Not sure if you deliberately designed it this way, but I noticed when spot check...

trishume · on Feb 27, 2018

A few years ago I made something similar (http://ratewith.science/) that only uses bi-directional links, that is pages that both link to each other, and this gives much more interesting results.

When two Wikipedia pages both link to each other they are usually related in some reasonable way, but unidirectional links give you things like Wikipedia -> California, which only exists because Wikipedia is headquartered in California, a pretty weak connection.

Other than the fact I have it running on an overburdened tiny VPS, my app is also really fast even though I only do a unidirectional BFS because I use a custom in-memory binary format that's mmapped directly from a file that's only 700MB, and a tight search loop written in D.

cyphar · on Feb 27, 2018

Maybe I made a mistake somewhere, but I'm not sure it uses bi-directional links. For a really odd search like GoldenEye -> Abbotsford [1] it uses multiple "special" Wikipedia links that I'm pretty sure wouldn't be bidirectional.

[1]: http://ratewith.science/#start=Goldeneye&stop=abbotsford

trishume · on March 8, 2018

Yah so what it does is try to find a path with bidirectional links, and then if it can't it tries to find a unidirectional path. You can tell which one it did by whether the numbers in the path have a pulsing glow animation, that particular path does not.

mulmen · on Feb 27, 2018

On a scale of The Monty Hall Problem to Manifest Destiny this is a 5!

amelius · on Feb 27, 2018

Perhaps you could refine that by also allowing double backward hops, triple backward hops etc.

dingo_bat · on Feb 27, 2018

Pretty cool!

jwngr · on Feb 26, 2018

Yeah unfortunately I don't know of any way to differentiate the different types of links. Wikipedia's pagelinks database doesn't different them. I agree it's undesireable but I just cannot figure out how to cull them.

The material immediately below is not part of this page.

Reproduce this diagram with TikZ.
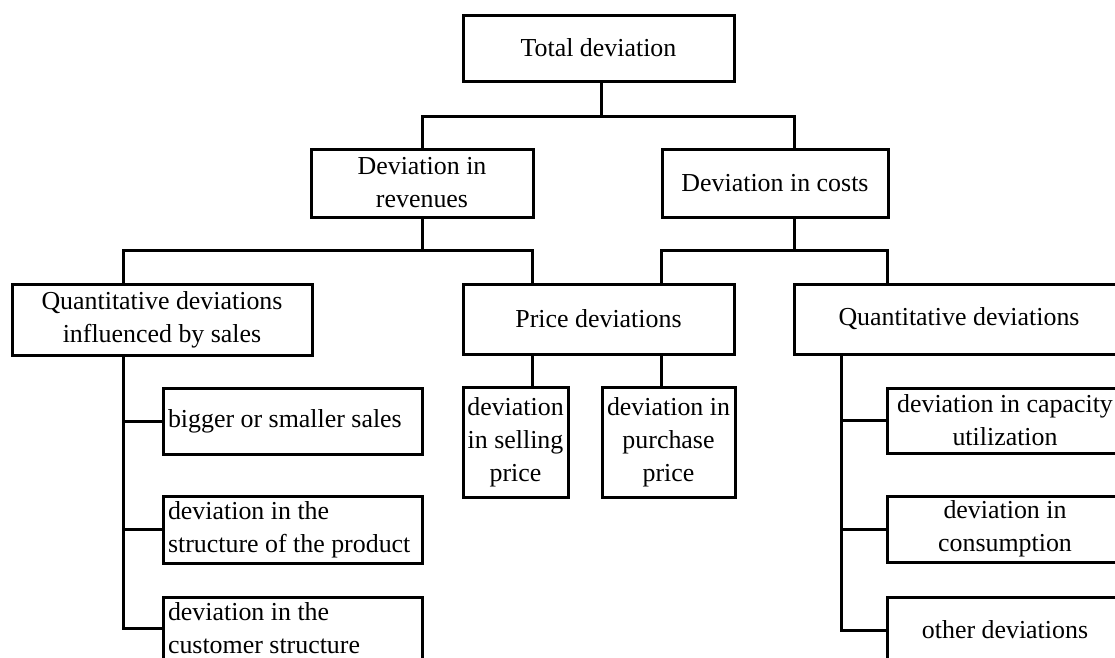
\documentclass[tikz,border=0pt]{standalone}
\usepackage{fontspec}
\setmainfont{Liberation Serif}
\begin{document}
\begin{tikzpicture}[x=1pt,y=-1pt,
  every node/.style={font=\fontsize{25.9}{33}\selectfont},
  box/.style={draw=black, line width=3pt, rectangle, inner sep=0pt, align=flush center},
  conn/.style={draw=black, line width=3pt, line join=miter}]
\useasboundingbox (0,0) rectangle (1115,657);
\fill[white] (0,0) rectangle (1115,657);
\clip (0,0) rectangle (1115,657);

% level 1
\node[box, minimum width=271pt, minimum height=66pt] (total) at (598.5,48) {Total deviation};
% level 2
\node[box, minimum width=222pt, minimum height=68pt] (rev) at (422,183) {Deviation in\\revenues};
\node[box, minimum width=226pt, minimum height=68pt] (cost) at (775,183) {Deviation in costs};
% level 3
\node[box, minimum width=300pt, minimum height=71pt] (qsales) at (162,319.5) {Quantitative deviations\\influenced by sales};
\node[box, minimum width=271pt, minimum height=70pt] (price) at (598.5,319) {Price deviations};
\node[box, minimum width=330pt, minimum height=70pt] (qdev) at (959,319) {Quantitative deviations};
% price children
\node[box, minimum width=105pt, minimum height=110pt] (sell) at (515.5,442) {deviation\\in selling\\price};
\node[box, minimum width=133pt, minimum height=110pt] (purch) at (668.5,442) {deviation in\\purchase\\price};
% left children
\node[box, minimum width=259pt, minimum height=66pt, text width=249pt, align=flush left] (bigger) at (292.5,421) {bigger or smaller sales};
\node[box, minimum width=259pt, minimum height=67pt, text width=249pt, align=flush left] (struct) at (292.5,529.5) {deviation in the\\structure of the product};
\node[box, minimum width=259pt, minimum height=63pt, text width=249pt, align=flush left] (cust) at (292.5,628.5) {deviation in the\\customer structure};
% right children
\node[box, minimum width=236pt, minimum height=65pt] (capac) at (1005,420.5) {deviation in capacity\\utilization};
\node[box, minimum width=236pt, minimum height=66pt] (consum) at (1005,529) {deviation in\\consumption};
\node[box, minimum width=236pt, minimum height=66pt] (other) at (1005,630) {other deviations};

% junctions
\coordinate (j1) at (601,116);
\coordinate (j2) at (422,250);
\coordinate (j3) at (794,250);

% connectors
\path[conn] ([xshift=2.5pt]total.south) -- (j1);
\path[conn] (rev.north) |- (j1) -| ([xshift=19pt]cost.north);

\path[conn] (rev.south) -- (j2);
\path[conn] ([xshift=-39pt]qsales.north) |- (j2) -| ([xshift=-66.5pt]price.north);

\path[conn] ([xshift=19pt]cost.south) -- (j3);
\path[conn] ([xshift=62.5pt]price.north) |- (j3) -| ([xshift=-72pt]qdev.north);

\path[conn] ([xshift=-66.5pt]price.south) -- ([xshift=16.5pt]sell.north);
\path[conn] ([xshift=62.5pt]price.south) -- ([xshift=-7.5pt]purch.north);

\coordinate (ls) at ([xshift=-39pt]qsales.south);
\path[conn] (ls) |- (cust.west);
\path[conn] (bigger.west) -- (bigger.west -| ls);
\path[conn] (struct.west) -- (struct.west -| ls);

\coordinate (rs) at ([xshift=-117.3pt]qdev.south);
\path[conn] (rs) |- (other.west);
\path[conn] (capac.west) -- (capac.west -| rs);
\path[conn] (consum.west) -- (consum.west -| rs);
\end{tikzpicture}
\end{document}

turc1656 · on Feb 26, 2018

I'm not sure how the backend is structured, but it seems that you must parse the individual pages at some point or another. I took a quick look at the Wikipedia HTML for a few pages and I would suggest stripping out anything within (or nested inside) of classes like "mw-cite-backlink", "reference-text", "citation book", "citation journal", etc. Also, you can probably strip out anything inside of a <cite> HTML tag.

I'm sure there are more classes and tags, but that hopefully should give you a solid place to start.

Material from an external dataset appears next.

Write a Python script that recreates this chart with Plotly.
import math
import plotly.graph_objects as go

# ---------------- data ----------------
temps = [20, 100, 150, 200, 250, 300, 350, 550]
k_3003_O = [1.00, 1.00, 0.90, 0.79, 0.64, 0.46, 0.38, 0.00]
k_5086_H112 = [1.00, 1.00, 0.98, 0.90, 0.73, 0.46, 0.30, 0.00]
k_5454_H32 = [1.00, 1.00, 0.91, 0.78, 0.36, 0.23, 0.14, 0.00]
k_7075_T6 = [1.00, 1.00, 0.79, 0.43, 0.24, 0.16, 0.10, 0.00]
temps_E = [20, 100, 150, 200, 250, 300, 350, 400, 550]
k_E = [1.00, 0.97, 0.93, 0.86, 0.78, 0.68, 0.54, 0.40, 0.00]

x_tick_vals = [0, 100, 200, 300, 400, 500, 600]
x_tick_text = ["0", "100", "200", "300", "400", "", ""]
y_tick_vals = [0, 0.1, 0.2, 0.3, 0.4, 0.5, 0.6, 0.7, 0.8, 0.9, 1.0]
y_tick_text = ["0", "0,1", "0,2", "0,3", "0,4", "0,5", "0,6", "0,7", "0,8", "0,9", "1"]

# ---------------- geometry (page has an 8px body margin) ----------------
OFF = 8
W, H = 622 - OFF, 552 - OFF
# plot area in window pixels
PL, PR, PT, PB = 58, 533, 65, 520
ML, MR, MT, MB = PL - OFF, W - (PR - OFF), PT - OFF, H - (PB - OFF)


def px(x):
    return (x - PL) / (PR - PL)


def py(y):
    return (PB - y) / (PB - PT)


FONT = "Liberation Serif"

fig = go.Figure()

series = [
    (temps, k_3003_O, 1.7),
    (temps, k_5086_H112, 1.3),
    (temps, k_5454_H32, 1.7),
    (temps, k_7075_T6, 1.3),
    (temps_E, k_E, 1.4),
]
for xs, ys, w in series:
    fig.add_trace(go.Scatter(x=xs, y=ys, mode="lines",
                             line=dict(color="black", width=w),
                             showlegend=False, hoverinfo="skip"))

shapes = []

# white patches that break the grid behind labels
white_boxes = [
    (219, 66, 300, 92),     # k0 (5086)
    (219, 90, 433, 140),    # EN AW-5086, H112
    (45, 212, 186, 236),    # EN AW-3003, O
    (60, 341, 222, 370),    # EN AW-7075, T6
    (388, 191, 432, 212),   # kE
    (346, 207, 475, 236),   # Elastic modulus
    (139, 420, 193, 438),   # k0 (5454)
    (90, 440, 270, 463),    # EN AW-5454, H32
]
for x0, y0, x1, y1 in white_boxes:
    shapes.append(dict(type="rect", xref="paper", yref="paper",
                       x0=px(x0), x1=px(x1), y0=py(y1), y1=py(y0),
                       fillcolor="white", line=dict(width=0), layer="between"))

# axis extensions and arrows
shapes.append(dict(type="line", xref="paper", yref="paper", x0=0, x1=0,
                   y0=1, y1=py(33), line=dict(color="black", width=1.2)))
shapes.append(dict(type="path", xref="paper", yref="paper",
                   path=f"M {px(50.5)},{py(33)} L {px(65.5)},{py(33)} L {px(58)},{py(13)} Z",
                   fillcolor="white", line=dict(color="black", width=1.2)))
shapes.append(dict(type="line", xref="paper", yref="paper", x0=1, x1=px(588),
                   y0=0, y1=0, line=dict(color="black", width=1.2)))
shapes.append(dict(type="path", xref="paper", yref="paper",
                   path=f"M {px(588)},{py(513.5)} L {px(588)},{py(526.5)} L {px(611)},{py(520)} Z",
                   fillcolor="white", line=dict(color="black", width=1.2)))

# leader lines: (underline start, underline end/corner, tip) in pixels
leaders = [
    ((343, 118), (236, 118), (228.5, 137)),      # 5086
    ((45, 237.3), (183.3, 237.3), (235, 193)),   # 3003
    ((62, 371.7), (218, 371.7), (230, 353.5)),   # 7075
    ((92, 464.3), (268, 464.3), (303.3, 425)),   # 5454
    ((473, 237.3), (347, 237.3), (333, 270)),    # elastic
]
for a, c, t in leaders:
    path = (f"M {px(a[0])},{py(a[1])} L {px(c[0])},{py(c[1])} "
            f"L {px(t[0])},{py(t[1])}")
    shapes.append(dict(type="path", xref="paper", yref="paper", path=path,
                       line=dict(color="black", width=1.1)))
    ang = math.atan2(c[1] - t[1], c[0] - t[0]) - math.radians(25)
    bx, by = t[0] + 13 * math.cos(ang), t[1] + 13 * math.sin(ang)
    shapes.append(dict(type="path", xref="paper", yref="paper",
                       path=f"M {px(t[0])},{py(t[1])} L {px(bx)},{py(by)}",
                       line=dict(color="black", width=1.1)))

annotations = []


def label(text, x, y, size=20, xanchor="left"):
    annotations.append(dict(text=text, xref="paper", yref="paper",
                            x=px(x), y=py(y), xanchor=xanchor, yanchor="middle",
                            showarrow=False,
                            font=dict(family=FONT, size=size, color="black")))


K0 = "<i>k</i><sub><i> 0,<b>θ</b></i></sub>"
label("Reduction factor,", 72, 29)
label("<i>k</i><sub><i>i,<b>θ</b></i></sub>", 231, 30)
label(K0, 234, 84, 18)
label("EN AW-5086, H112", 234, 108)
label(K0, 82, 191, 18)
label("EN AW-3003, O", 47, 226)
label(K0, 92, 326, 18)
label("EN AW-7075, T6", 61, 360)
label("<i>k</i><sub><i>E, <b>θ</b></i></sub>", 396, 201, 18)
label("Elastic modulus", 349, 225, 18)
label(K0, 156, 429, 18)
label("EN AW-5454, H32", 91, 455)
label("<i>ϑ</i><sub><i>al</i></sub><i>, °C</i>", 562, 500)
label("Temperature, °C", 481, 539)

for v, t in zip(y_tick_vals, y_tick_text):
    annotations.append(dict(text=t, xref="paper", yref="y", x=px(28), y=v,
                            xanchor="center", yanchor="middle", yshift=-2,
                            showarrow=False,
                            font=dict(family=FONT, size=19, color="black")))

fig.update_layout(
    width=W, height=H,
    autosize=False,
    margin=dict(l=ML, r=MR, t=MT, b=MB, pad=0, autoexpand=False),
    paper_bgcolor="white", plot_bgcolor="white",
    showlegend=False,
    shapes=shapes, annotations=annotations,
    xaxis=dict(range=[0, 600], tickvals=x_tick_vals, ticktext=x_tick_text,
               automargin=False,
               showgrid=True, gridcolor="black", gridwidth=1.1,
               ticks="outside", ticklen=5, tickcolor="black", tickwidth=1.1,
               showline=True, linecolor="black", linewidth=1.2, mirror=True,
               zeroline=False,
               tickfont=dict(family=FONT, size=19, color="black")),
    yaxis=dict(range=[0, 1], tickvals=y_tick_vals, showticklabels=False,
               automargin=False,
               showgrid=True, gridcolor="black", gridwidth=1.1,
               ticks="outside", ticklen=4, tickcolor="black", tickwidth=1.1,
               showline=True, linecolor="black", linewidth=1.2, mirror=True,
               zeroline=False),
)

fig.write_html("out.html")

EDIT - You can also strip out or ignore anything inside of the ordered list for references - <ol class="references">...</ol>

Also, some pages aren't documented in the same way, so something like this page - https://en.wikipedia.org/wiki/X_Window_System - doesn't have any classes or easy way to parse it for the References section even though the Notes section was set up in a more organized way. However, you could take note that the <span> tag contains class="mw-headline" id="References" and the text value is also References and then ignore everything until the next <span> begins.

jwngr · on Feb 26, 2018

I never actually touch any of the source HTML. I think that would simply take way too long and would probably result in some very high bandwidth charges. I use three tables from a public dump of Wikipedia's database, which unfortunately don't differentiate between where the links occur on the page. Check out the first section of my README[1] for more information.

[1] https://github.com/jwngr/sdow#data-source

turc1656 · on Feb 26, 2018

Ohhhhh, yeah that changes things. I didn't realize the pagelinks database you mentioned was not generated by you based on the master Wiki dump that they keep available for download. In that case, yes this seems unsolvable without 1) petitioning them to update the code on their side to adjust for this and exclude these erroneous links or 2) deciding to create your own pagelink database based on the master wiki download and updating this database periodically (I forget how often Wiki updates the master downloads). While 1) is clearly the preferable option, it is unlikely to occur, unless maybe they are willing to add some columns to provide more details about the links and what sections, tags, classes, etc. they are a part of. That might be more palatable for Wiki to provide as it is just a code change on their end to supply more information rather than something possibly affecting many users by excluding the links altogether.

incompatible · on Feb 26, 2018

If it was technically possible, it would probably also be worth culling anything linked within a template. Like disambiguation headers at the top of a page, or semi-related lists grouped in blocks at the bottom (things like "Cities in Australia").

posterboy · on Feb 26, 2018

That might be a problem of wikipedia itself. This project can hardly fix that. I mean, That link has hardly any business of being there; "Oxford University Press" isn't linked either, though the page exists, and why would it?

pradn · on Feb 26, 2018

I think you'd have to parse the raw wikitext dump, keeping track of which section each link belongs in. Since the raw dumps is something like 50 GB of text, this sort of thing takes a while.